Сто лет гуцульского одиночества

Igor Lukashenok04/10/15 16:292.4K🔥

Есть в польской литературе книга, которая стоит особняком, пребывает в гордом и неповторимом одиночестве, подобно какой-нибудь карпатской вершине. Сотворил её в далёких 30-х годах прошлого столетия один очень талантливый человек, воспитанный и вдохновлённый гуцульской землёй. Речь идёт о книге Станислава Винценза «На высокой полонине». Уникальность этой книги в том, что автор смог посмотреть на Гуцульщину глазами её простого жителя и тонкого философа, изобретательного сказочника и европейского эрудита, человека с опытом и наивного поэта. В результате получилось пёстрое художественное полотно, охватывающее все аспекты бытия коренных жителей украинских Карпат.

Книга «На высокой полонине» — это, без всякого преувеличения, карпатские «сто лет одиночества» и, возможно, первый в мире яркий пример магического реализма. В сказочно-эпической форме, присущей творениям Маркеса, Станислав Винценз смог воссоздать самобытный миф Гуцульщины, сотканный из архаических традиций, буйной фантазии и всполохов Истории, которая безжалостно играет людскими судьбами.
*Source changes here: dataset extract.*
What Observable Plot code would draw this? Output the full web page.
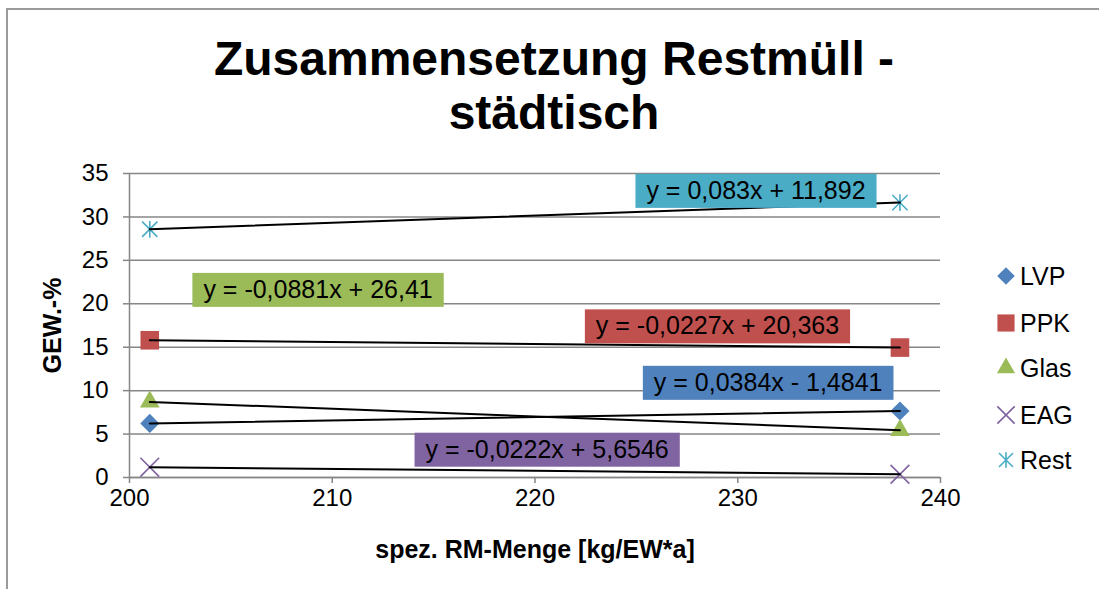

Особое место в книге Винценза уделено проблеме одиночества. Однако в отличие от Маркеса, озабоченного проблемой одиночества коллективного (одиночества латиноамериканского континента по отношению ко всем остальным частям ойкумены), Винценз заостряет внимание на одиночестве личном, столь присущем человеку европейской цивилизации — будь то кёнигсбергский философ или карпатский гуцул, пасущий овец на высокогорной лужайке. И у Маркеса, и у Винценза категория одиночества (отделённости от остального мира) ничего общего не имеет с провинциальностью описываемого ландшафта и его обитателей. Правда, у Маркеса одиночество всегда сопровождается меланхолией, особым трагическим оттенком, вырастающим, я думаю, из ощущения неполноценности рефлексирующего человека перед яркостью и силой природы Латинской Америки. Совсем в ином свете воспринимает одиночество человек Карпат. Если верить Винцензу, то одиночество гуцула — это сознательная отчуждённость от пресловутой суетности мира с целью обретения твердыни мудрости, которая есть не что иное, как слушание Бога в себе.
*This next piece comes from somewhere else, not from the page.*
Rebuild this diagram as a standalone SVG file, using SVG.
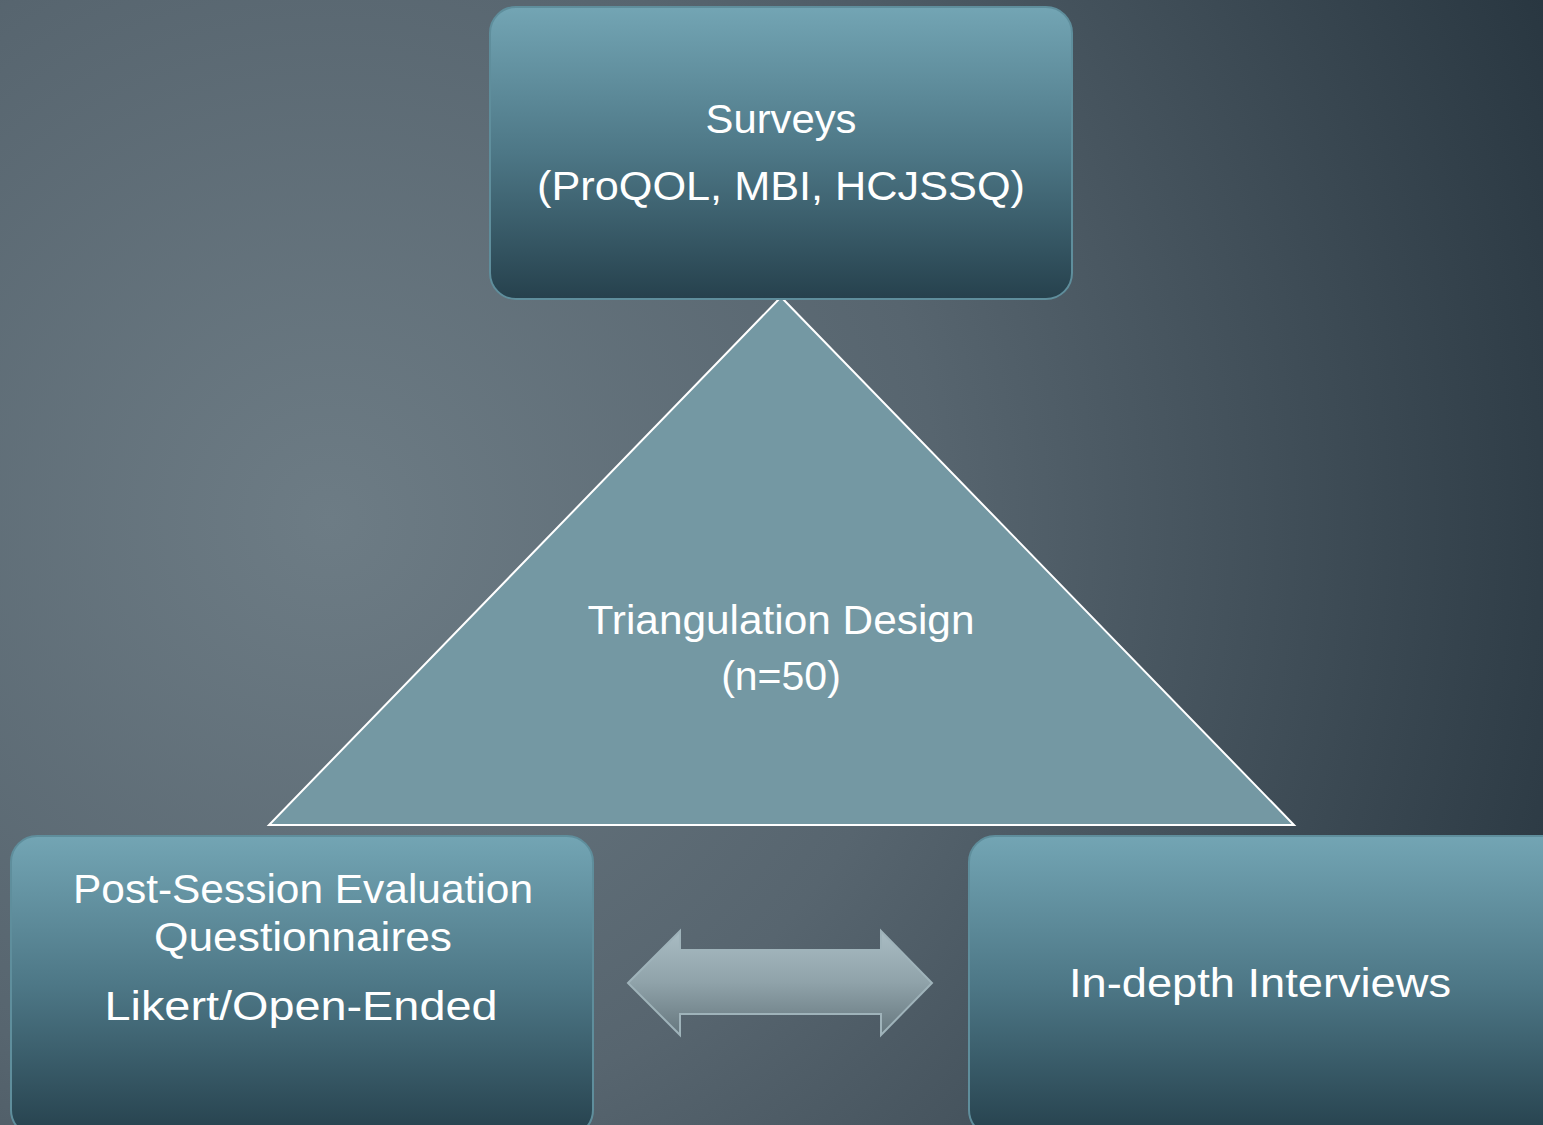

Ещё одна сквозная тема книги «На высокой полонине» — это своеобразие хода горского времени. Здесь никто никуда специально не спешит, ибо знает, что Бог за всем приглядывает и всему назначает срок исполнения: очень непривычная позиция для жителя современного города, уверенного в своём посекундном господстве над временем. Надо заметить, что у Маркеса время, как правило, стоит на месте, превращая жизнь людей в вечно длящееся настоящее, которое стирает память о прошлом и не даёт наступить будущему. У Винценза же время неспешно идёт по кругу, но каждый его виток несёт с собой что-то новое, ставящее человека гор перед трудным историческим выбором.
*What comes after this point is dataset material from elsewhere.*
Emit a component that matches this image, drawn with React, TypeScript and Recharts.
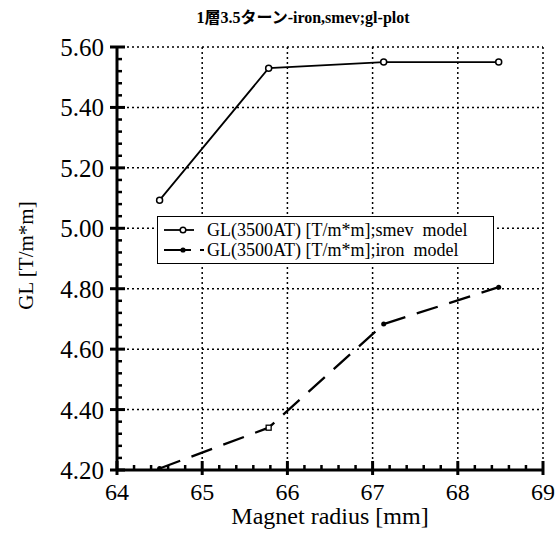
import { LineChart, Line, XAxis, YAxis, CartesianGrid } from 'recharts';

const radius = [64.5, 65.78, 67.13, 68.48];
const glSmev = [5.093, 5.53, 5.55, 5.55];
const glIron = [4.205, 4.34, 4.683, 4.805];

const xMajor = [64, 65, 66, 67, 68, 69];
const yMajor = [4.2, 4.4, 4.6, 4.8, 5.0, 5.2, 5.4, 5.6];

const seriesNames = [
  'GL(3500AT) [T/m*m];smev  model',
  'GL(3500AT) [T/m*m];iron  model',
];
const title = '1層3.5ターン-iron,smev;gl-plot';

const FONT = '"Liberation Serif", Tinos, "DejaVu Serif", serif, "Noto Sans CJK JP"';

// major ticks plus 4 minor ticks between each pair
const withMinor = (major: number[]) => {
  const out: number[] = [];
  for (let i = 0; i < major.length - 1; i++) {
    for (let k = 0; k < 5; k++) out.push(+(major[i] + (k * (major[i + 1] - major[i])) / 5).toFixed(3));
  }
  out.push(major[major.length - 1]);
  return out;
};
const xTicks = withMinor(xMajor);
const yTicks = withMinor(yMajor);

const data = radius.map((r, i) => ({ r, smev: glSmev[i], iron: glIron[i] }));

const isIn = (v: number, list: number[]) => list.some((m) => Math.abs(m - v) < 1e-6);

const renderXTick = (props: any) => {
  const { x, y, payload } = props;
  const major = isIn(payload.value, xMajor);
  return (
    <g>
      <line x1={x} x2={x} y1={y + (major ? 5 : 0)} y2={y - (major ? 9 : 5)} stroke="#000" strokeWidth={major ? 3 : 2.5} />
      {major && (
        <text x={x} y={y + 30} textAnchor="middle" fontFamily={FONT} fontSize={24} fill="#000">
          {payload.value}
        </text>
      )}
    </g>
  );
};

const renderYTick = (props: any) => {
  const { x, y, payload } = props;
  const major = isIn(payload.value, yMajor);
  return (
    <g>
      <line x1={x - (major ? 7 : 0)} x2={x + (major ? 8 : 5)} y1={y} y2={y} stroke="#000" strokeWidth={major ? 3 : 2.5} />
      {major && (
        <text x={x - 13} y={y + 9} textAnchor="end" fontFamily={FONT} fontSize={25} fill="#000">
          {Number(payload.value).toFixed(2)}
        </text>
      )}
    </g>
  );
};

function SmevDot(props: any) {
  const { cx, cy } = props;
  return <circle cx={cx} cy={cy} r={3} fill="#fff" stroke="#000" strokeWidth={1.5} />;
}

function IronDot(props: any) {
  const { cx, cy, index } = props;
  if (index === 1) {
    return <rect x={cx - 2.5} y={cy - 2.5} width={5} height={5} fill="#fff" stroke="#000" strokeWidth={1.3} />;
  }
  return <circle cx={cx} cy={cy} r={2.5} fill="#000" />;
}

function LegendBox() {
  const row = (i: number) => (
    <div key={i} style={{ display: 'flex', alignItems: 'center', height: 20 }}>
      <svg width={49} height={20}>
        {i === 0 ? (
          <>
            <line x1={6} x2={36} y1={10} y2={10} stroke="#000" strokeWidth={1.8} />
            <circle cx={25} cy={10} r={2.8} fill="#fff" stroke="#000" strokeWidth={1.5} />
          </>
        ) : (
          <>
            <line x1={6} x2={33} y1={10} y2={10} stroke="#000" strokeWidth={2} />
            <circle cx={25} cy={10} r={2.6} fill="#000" />
            <line x1={42} x2={46} y1={10} y2={10} stroke="#000" strokeWidth={2} />
          </>
        )}
      </svg>
      <span style={{ fontFamily: FONT, fontSize: 18, lineHeight: '20px', whiteSpace: 'pre', color: '#000' }}>
        {seriesNames[i]}
      </span>
    </div>
  );
  return (
    <div
      style={{
        position: 'absolute',
        left: 157,
        top: 216,
        boxSizing: 'border-box',
        width: 337,
        height: 48,
        border: '1.5px solid #000',
        background: '#fff',
        paddingTop: 3,
      }}
    >
      {row(0)}
      {row(1)}
    </div>
  );
}

export default function App() {
  return (
    <div style={{ position: 'absolute', left: 0, top: 0, width: 558, height: 534, background: '#fff' }}>
      <LineChart width={558} height={534} data={data} margin={{ top: 47, right: 15, bottom: 0, left: 0 }}>
        <CartesianGrid
          stroke="#000"
          strokeWidth={1.5}
          strokeDasharray="2 3"
          horizontalValues={yMajor}
          verticalValues={xMajor}
        />
        <XAxis
          dataKey="r"
          type="number"
          domain={[64, 69]}
          ticks={xTicks}
          interval={0}
          height={64}
          tickSize={0}
          tickMargin={0}
          tickLine={false}
          axisLine={{ stroke: '#000', strokeWidth: 3 }}
          tick={renderXTick}
          label={{ value: 'Magnet radius [mm]', position: 'insideBottom', offset: 10, fontFamily: FONT, fontSize: 24, fill: '#000' }}
        />
        <XAxis
          xAxisId="top"
          orientation="top"
          type="number"
          domain={[64, 69]}
          height={0}
          tick={false}
          tickLine={false}
          axisLine={{ stroke: '#000', strokeWidth: 2.5 }}
        />
        <YAxis
          type="number"
          domain={[4.2, 5.6]}
          ticks={yTicks}
          interval={0}
          width={117}
          tickSize={0}
          tickMargin={0}
          tickLine={false}
          axisLine={{ stroke: '#000', strokeWidth: 3 }}
          tick={renderYTick}
          label={(p: any) => {
            const vb = p.viewBox || { x: 0, y: 47, width: 117, height: 423 };
            const cx = 33;
            const cy = vb.y + vb.height / 2 - 3;
            return (
              <text
                x={cx}
                y={cy}
                transform={`rotate(-90, ${cx}, ${cy})`}
                textAnchor="middle"
                fontFamily={FONT}
                fontSize={21}
                fill="#000"
              >
                GL [T/m*m]
              </text>
            );
          }}
        />
        <YAxis
          yAxisId="right"
          orientation="right"
          type="number"
          domain={[4.2, 5.6]}
          width={0}
          tick={false}
          tickLine={false}
          axisLine={{ stroke: '#000', strokeWidth: 3 }}
        />
        <Line
          dataKey="smev"
          stroke="#000"
          strokeWidth={1.8}
          dot={<SmevDot />}
          activeDot={false}
          isAnimationActive={false}
        />
        <Line
          dataKey="iron"
          stroke="#000"
          strokeWidth={2.3}
          strokeDasharray="22 12"
          dot={<IronDot />}
          activeDot={false}
          isAnimationActive={false}
        />
      </LineChart>
      <div
        style={{
          position: 'absolute',
          left: 0,
          top: 8,
          width: 606,
          textAlign: 'center',
          fontFamily: FONT,
          fontSize: 16,
          fontWeight: 'bold',
          lineHeight: '20px',
        }}
      >
        {title}
      </div>
      <LegendBox />
    </div>
  );
}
Конечно, Винценз не упускает из поля зрения и магический пласт гуцульской повседневности. Магией здесь пронизан каждый шаг, любое слово, всякий поступок горца. Христианское в сознании гуцулов столь естественно уживается с языческим, что порождает какую-то третью модель взаимоотношений человека с миром потустороннего. И сей факт легко принять, оценив без предубеждения красоту окружающей гуцула природы, неуёмность сельской фантазии и силу местных традиций, из коих многие не утратили своего значения и в наши дни. Гуцулы Винценза, как и большинство представителей обособленных цивилизаций, крайне подозрительны и суеверны. Именно поэтому мольфарам (т.е. колдунам) они доверяют не меньше, а то и больше, чем приходским священникам: автор подробно описывает характерные повадки гуцульских шаманов и посвящает читателя в некоторые тайны их чародейского ремесла.

По всему видно, что Винценз до последней частицы своей души любит Карпаты, равно проживает с людьми этих мест как радостные, так и трагические моменты их полонинного (т.е. пастбищного) бытия. Подобная любовь даётся свыше, становясь с годами лишь яснее и крепче. Карпатам, безусловно, повезло с Винцензом, а Винцензу — с Карпатами. Кровное дитя двух ярких региональных культур (польской и гуцульской) и благодарный наследник культуры мировой, Винценз обладал уникальной способностью к их творческому синтезу. Результат — карпатская Библия, рассчитанная на медленное чтение в молитвенной тишине.

Стоит ещё отметить, что «На высокой полонине» Винценза, как и «Сто лет одиночества Маркеса» — это книги, подводящие итоги, а потому в них при всей колоритности образов, при всём детском умилении красотой окружающего мира звучит мотив конца и распада некогда цельных укладов жизни. Винценз позволяет нашему воображению задним числом пережить то чудо карпатской цивилизации, которое никогда уже не повторится, никогда больше столь ярко и полно не осветит мировой культуры своими живительными лучами.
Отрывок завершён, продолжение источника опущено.